__GOAL OF THE EXERCISE__: Select every line holding the word "this" and copy it.

(Charts and diagrams as code)
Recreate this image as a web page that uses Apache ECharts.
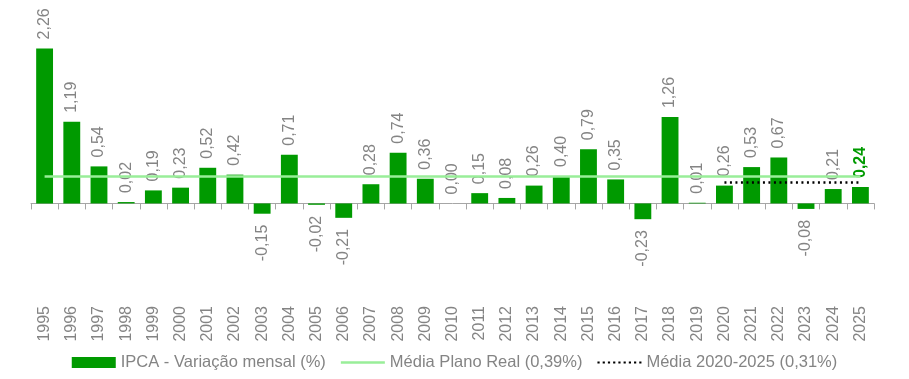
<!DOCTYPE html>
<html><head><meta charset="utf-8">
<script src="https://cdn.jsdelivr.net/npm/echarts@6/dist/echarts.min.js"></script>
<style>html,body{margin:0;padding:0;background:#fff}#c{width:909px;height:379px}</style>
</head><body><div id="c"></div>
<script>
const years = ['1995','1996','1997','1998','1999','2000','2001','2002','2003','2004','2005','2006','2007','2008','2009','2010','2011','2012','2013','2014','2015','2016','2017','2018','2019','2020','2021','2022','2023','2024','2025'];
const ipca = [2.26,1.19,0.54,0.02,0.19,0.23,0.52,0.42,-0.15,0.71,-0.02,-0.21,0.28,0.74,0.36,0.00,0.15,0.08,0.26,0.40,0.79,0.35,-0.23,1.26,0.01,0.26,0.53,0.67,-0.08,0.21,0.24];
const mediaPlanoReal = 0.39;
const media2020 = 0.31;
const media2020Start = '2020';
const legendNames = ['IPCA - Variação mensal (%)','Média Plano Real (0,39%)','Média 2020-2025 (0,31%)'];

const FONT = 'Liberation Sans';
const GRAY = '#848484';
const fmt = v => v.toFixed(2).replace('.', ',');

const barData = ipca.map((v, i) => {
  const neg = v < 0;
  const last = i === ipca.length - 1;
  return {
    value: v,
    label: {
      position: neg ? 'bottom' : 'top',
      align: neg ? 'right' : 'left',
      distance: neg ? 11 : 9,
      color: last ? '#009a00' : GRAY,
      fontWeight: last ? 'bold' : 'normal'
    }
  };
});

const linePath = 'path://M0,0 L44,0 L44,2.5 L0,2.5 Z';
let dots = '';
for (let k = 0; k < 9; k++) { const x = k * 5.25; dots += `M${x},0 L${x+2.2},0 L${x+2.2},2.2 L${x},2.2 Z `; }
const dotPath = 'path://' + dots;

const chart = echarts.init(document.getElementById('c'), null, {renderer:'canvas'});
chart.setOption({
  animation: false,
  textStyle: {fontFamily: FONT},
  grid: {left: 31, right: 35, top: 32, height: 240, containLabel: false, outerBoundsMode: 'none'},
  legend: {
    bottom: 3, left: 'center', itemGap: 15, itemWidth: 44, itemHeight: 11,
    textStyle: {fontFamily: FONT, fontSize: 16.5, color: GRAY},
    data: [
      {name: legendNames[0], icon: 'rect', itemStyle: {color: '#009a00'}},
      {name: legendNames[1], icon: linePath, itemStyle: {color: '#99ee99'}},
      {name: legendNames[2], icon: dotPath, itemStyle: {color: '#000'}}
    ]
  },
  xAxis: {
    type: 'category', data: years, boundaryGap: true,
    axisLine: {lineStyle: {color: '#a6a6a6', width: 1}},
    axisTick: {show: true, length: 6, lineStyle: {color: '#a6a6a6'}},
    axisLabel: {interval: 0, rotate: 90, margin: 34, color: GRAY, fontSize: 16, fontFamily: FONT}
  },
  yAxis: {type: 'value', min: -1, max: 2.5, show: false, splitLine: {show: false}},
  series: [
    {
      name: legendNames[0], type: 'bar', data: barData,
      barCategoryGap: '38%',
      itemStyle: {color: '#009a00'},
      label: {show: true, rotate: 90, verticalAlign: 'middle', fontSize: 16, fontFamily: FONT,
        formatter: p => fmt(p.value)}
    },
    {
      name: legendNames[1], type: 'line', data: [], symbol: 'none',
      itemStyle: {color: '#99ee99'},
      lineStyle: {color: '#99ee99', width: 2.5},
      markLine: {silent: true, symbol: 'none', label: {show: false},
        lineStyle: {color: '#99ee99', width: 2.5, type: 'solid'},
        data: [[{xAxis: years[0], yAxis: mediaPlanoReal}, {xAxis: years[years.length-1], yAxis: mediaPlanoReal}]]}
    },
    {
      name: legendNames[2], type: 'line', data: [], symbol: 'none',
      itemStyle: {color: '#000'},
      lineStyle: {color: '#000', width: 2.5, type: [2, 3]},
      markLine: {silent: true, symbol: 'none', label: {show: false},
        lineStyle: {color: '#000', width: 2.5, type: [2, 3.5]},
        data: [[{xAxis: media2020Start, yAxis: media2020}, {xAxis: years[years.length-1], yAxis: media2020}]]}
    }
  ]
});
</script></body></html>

==

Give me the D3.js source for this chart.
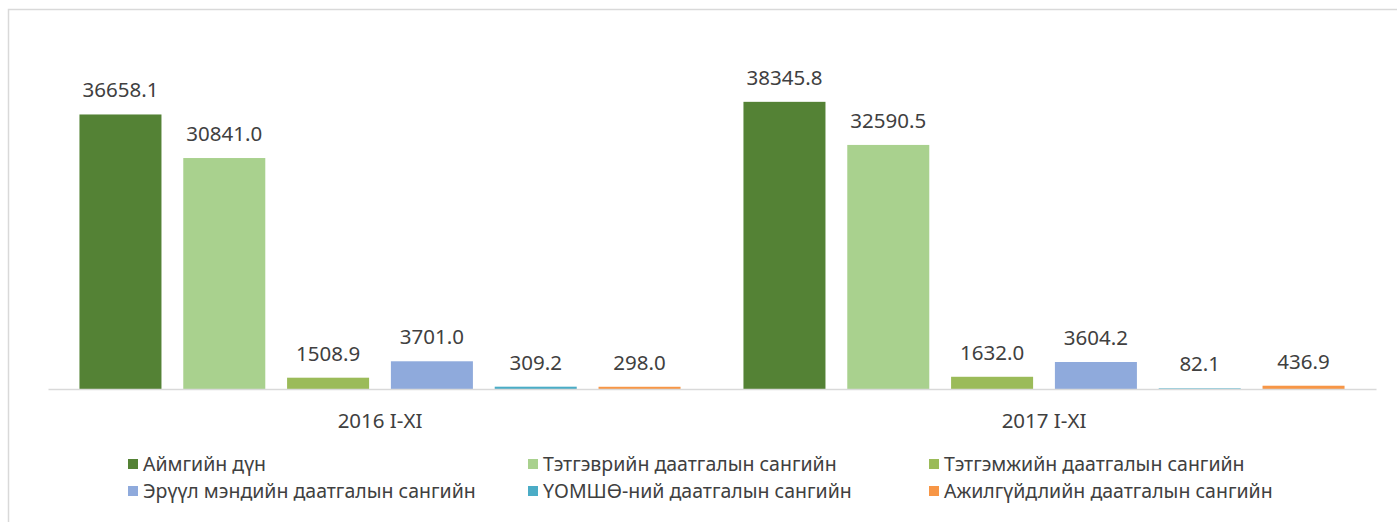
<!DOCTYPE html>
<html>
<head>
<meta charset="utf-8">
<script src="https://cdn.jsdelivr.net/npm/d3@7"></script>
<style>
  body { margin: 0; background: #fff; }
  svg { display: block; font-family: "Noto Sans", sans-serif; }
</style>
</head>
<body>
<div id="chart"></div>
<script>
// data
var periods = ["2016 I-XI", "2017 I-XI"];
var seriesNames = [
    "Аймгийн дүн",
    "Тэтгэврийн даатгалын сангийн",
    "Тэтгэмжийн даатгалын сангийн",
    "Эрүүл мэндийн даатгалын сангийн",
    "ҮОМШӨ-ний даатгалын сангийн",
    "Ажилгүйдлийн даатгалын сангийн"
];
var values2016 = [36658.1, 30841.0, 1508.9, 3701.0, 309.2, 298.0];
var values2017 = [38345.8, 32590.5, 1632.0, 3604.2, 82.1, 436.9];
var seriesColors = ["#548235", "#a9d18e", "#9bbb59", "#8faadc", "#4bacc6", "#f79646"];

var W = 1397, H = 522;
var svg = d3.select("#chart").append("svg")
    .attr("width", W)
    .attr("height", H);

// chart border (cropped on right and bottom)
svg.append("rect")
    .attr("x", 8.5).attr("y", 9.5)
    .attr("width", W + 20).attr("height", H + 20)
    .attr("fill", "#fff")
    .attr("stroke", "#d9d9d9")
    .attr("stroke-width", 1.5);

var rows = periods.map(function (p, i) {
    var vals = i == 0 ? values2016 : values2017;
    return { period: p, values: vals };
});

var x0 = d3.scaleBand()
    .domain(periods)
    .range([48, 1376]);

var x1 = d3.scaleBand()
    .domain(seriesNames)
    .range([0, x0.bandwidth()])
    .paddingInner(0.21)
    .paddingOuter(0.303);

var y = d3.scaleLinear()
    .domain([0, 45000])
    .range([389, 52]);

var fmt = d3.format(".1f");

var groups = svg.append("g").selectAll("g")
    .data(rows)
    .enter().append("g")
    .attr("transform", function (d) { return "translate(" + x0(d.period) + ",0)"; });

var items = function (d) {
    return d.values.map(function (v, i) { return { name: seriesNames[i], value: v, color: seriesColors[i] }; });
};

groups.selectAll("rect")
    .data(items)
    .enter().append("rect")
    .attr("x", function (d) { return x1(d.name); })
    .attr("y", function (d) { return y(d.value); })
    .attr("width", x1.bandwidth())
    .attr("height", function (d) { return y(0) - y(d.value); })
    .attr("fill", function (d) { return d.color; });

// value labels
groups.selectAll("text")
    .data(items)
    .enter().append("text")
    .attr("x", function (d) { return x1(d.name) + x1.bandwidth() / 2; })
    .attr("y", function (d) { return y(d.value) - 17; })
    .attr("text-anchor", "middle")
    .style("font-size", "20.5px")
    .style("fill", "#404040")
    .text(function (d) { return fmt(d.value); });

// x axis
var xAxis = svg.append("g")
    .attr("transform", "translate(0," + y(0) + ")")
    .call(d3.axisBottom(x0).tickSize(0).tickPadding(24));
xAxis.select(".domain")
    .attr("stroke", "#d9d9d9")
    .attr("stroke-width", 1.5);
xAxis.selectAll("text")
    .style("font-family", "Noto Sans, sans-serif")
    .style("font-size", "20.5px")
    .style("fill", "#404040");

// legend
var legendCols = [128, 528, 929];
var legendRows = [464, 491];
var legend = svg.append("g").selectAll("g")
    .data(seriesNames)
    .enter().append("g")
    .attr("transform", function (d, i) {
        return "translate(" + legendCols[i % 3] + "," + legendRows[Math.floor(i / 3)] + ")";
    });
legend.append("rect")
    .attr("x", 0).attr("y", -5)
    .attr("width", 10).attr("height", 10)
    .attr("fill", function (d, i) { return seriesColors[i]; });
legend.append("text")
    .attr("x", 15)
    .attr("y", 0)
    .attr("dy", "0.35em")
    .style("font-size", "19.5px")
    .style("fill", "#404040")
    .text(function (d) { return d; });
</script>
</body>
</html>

__TASK RESPONSE__:
Recreate this image as a web page that uses Apache ECharts.
Give me the D3.js source for this chart.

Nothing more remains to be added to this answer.